Insight 2: The Art of "Atypical" Action

The Rambam notes that if you must perform an auxiliary task (like chopping wood), you should do it in an "atypical manner." You use the wrong side of the tool; you rearrange the logs in a disorderly way. Why? Because the brain is a creature of habit. When you use an axe the way you always do, your mind enters "weekday mode"—you start thinking about production, efficiency, and commerce.

This is a profound insight for modern burnout. We are so conditioned by our routines that we often forget we have the agency to change them. When you are forced to perform a task "atypically," you break the autopilot. In your own life, consider how you can introduce "atypicality" to break the grind. If you are constantly checking your phone, can you put it in a drawer and use a physical alarm clock? If you are constantly rushing to the next meeting, can you force yourself to walk a different route? The holiday laws aren't trying to make your life difficult; they are trying to make your life conscious. By breaking the efficiency of the weekday, you allow the holiness of the moment to actually break through.

Low-Lift Ritual

The "Pre-Flight" Check (≤ 2 minutes) This week, pick one "emergency" habit you have—like answering work emails or doing grocery runs on your Saturday/Sunday.

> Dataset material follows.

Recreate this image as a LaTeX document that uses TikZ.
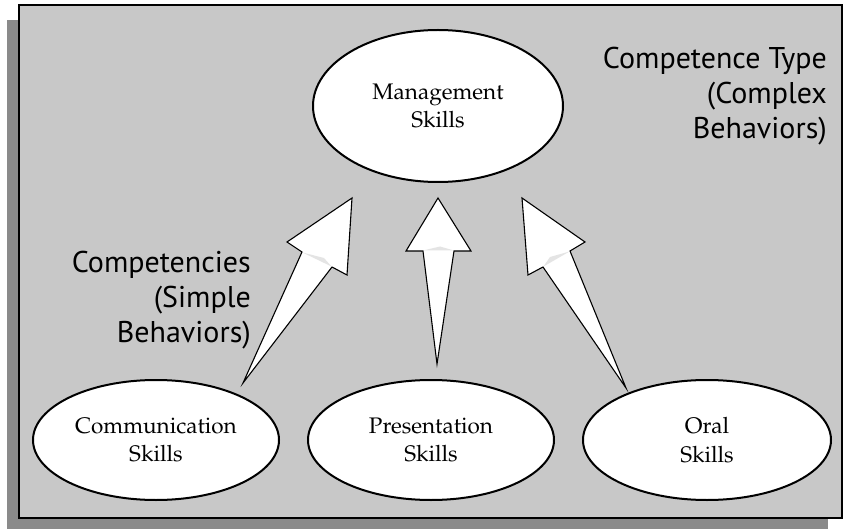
\documentclass[tikz,border=0pt]{standalone}
\usepackage[T1]{fontenc}
\usepackage{fontspec}
\newfontfamily\labfont{PT Sans}
\newcommand\palfont{\fontencoding{T1}\fontfamily{ppl}\selectfont}
\usetikzlibrary{shapes.geometric}
\definecolor{bggray}{HTML}{C8C8C8}
\definecolor{shadowgray}{HTML}{8A8A8A}
\definecolor{patchgray}{HTML}{E4E4E4}
\tikzset{
  skill/.style={ellipse, draw=black, line width=2pt, fill=white, inner sep=0pt,
    align=center, font=\palfont\fontsize{22.5}{28.5}\selectfont},
  arrowshape/.style={draw=black, line width=1.1pt, fill=white, line join=miter},
  patch/.style={fill=patchgray, draw=none},
  caption/.style={inner sep=0pt, align=right, font=\labfont\fontsize{30}{35}\selectfont}
}
\begin{document}
\begin{tikzpicture}[x=1pt,y=-1pt]
\useasboundingbox (0,0) rectangle (843,529);
% shadow and frame
\fill[shadowgray] (7,20) rectangle (828,529);
\draw[fill=bggray, line width=2pt] (19,5) rectangle (842,518);

% ellipses
\node[skill, minimum width=250pt, minimum height=152pt] (mgmt) at (438,106) {Management\\Skills};
\node[skill, minimum width=246pt, minimum height=120pt] (comm) at (156,440) {Communication\\Skills};
\node[skill, minimum width=246pt, minimum height=120pt] (pres) at (431,440) {Presentation\\Skills};
\node[skill, minimum width=248pt, minimum height=120pt] (oral) at (707,440) {Oral\\Skills};

% arrow coordinates
\coordinate (lt) at (243,383);
\coordinate (mt) at (437,364);
\coordinate (rt) at (626,388);

% left arrow
\draw[arrowshape] (lt) -- (302,252) -- (287,242) -- (352,198) -- (347,275) -- (332,267) -- cycle;
\fill[patch] (302.5,252.5) -- (331.5,266.5) -- (324,258) -- cycle;
% middle arrow
\draw[arrowshape] (mt) -- (423,251) -- (406,251) -- (438,198) -- (471,251) -- (454,251) -- cycle;
\fill[patch] (423.5,250.4) -- (453.5,250.4) -- (440,246.5) -- cycle;
% right arrow
\draw[arrowshape] (rt) -- (543,267) -- (528,275) -- (522,198) -- (585,242) -- (570,251) -- cycle;
\fill[patch] (543.5,266.5) -- (569.5,251.5) -- (550,257) -- cycle;

% captions
\node[caption, anchor=north east] (ctype) at (827,47) {Competence Type\\(Complex\\Behaviors)};
\node[caption, anchor=north east] (cies) at (251,251) {Competencies\\(Simple\\Behaviors)};
\end{tikzpicture}
\end{document}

  1. The 2-Minute Audit: Before your day of rest begins, sit for two minutes and identify the one thing you are most likely to "fire-fight" during your downtime.
  2. The Proactive Fix: Either finish that task before your rest, or—and this is the "atypical" part—write it down on a piece of paper, put it in a box, and physically seal it.
  3. The Commitment: Make a verbal or mental pact: "This is not a weekday, and I am not a machine." By explicitly closing the loop on your responsibilities, you are practicing the Rambam’s wisdom: you are building a wall around your time, ensuring that when you arrive at your rest, you are truly, fully, and intentionally there.

Chevruta Mini

  1. The text suggests that even "joy" (like a feast) can become "the joy of the gut" if it’s done selfishly. How does the requirement to share our time/food with others change the way we experience a "day off"?
  2. If you were to design a "Day of Rest" where you were forbidden from doing anything you could have done yesterday, what would your Friday look like? What would you have to finish?

Takeaway

The laws of the holiday are not a cage; they are a fence. They are designed to stop you from being the person who is always "on" and always "preparing." By forcing us to finish our work before the holiness starts, the tradition gives us the only thing we actually crave: the permission to exist without the pressure to produce.